**Record excerpts**
________________________________________

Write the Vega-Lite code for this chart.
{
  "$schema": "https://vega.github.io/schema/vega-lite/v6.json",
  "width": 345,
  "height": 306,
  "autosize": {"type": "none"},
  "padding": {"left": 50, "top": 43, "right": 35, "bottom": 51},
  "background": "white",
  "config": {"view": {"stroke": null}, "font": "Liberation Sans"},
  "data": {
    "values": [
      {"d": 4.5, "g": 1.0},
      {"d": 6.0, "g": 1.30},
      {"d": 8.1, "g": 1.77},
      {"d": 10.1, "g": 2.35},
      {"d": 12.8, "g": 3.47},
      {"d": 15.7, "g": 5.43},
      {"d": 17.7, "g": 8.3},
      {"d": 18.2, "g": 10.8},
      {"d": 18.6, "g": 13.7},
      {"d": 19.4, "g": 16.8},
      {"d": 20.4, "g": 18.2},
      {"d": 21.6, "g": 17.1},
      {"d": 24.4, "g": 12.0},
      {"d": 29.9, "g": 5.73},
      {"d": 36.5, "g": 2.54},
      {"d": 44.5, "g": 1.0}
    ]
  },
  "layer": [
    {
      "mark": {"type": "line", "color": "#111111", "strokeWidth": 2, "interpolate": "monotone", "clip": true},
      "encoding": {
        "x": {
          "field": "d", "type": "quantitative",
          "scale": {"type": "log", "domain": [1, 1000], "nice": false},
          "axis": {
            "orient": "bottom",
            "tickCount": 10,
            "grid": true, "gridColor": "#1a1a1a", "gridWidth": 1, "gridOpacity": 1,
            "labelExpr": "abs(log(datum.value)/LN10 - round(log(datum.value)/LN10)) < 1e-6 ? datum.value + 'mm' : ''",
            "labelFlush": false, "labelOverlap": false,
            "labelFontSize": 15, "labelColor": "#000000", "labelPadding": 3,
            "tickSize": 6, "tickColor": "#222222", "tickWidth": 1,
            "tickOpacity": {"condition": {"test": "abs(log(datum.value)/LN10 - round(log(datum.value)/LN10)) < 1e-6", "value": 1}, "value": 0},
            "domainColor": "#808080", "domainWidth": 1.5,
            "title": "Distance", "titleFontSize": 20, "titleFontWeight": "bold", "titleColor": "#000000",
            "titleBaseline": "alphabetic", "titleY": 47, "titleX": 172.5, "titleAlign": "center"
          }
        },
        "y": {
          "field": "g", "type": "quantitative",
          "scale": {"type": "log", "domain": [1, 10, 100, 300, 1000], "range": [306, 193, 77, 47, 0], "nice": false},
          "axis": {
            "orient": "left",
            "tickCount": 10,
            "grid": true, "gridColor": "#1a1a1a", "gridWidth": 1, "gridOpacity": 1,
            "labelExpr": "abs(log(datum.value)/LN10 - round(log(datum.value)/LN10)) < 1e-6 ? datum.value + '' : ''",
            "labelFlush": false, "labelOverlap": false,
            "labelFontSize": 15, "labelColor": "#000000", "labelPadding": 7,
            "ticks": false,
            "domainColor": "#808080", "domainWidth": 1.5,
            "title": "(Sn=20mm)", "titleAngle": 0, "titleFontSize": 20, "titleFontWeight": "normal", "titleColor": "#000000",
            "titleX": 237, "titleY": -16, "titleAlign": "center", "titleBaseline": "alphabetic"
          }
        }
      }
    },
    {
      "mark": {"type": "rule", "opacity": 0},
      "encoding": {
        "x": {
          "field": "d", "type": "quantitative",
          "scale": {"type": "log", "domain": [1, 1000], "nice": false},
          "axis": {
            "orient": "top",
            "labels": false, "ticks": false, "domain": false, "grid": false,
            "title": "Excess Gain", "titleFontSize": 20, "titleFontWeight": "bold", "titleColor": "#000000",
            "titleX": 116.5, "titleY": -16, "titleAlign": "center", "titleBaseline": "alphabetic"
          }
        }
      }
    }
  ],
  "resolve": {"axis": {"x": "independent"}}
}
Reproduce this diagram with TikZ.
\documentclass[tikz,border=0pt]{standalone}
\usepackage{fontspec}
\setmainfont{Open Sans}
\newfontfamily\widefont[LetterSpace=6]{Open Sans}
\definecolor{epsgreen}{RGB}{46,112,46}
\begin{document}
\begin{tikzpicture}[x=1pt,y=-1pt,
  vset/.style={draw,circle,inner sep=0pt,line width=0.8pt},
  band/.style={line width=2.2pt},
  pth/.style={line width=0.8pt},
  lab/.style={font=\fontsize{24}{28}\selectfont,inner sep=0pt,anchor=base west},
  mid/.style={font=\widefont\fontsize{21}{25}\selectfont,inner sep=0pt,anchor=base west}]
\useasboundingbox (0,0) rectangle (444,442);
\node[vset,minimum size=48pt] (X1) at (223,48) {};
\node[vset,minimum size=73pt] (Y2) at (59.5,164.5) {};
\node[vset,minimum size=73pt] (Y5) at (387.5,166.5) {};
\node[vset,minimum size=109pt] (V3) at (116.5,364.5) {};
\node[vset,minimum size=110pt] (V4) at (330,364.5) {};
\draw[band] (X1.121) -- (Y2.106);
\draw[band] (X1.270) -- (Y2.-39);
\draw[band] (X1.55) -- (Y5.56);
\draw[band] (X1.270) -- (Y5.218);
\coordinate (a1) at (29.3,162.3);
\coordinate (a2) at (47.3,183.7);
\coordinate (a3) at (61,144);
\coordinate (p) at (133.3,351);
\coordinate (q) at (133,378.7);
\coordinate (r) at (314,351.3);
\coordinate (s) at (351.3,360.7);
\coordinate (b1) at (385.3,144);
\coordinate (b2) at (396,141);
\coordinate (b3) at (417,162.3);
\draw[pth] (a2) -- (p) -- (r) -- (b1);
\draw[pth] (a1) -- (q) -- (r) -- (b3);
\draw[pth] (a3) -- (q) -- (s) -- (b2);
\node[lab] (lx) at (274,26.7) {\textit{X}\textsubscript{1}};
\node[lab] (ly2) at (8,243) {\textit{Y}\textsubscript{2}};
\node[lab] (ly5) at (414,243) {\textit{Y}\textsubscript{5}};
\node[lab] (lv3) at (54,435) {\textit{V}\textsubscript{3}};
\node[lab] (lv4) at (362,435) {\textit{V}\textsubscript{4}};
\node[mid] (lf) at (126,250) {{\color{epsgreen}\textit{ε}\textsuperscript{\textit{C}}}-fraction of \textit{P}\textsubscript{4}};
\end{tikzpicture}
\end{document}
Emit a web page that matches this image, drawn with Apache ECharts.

________________________________________

**Exercise instructions**
In the listing above, find each line with the word "this" and copy it.

**Expected answer**
Write the Vega-Lite code for this chart.
Reproduce this diagram with TikZ.
Emit a web page that matches this image, drawn with Apache ECharts.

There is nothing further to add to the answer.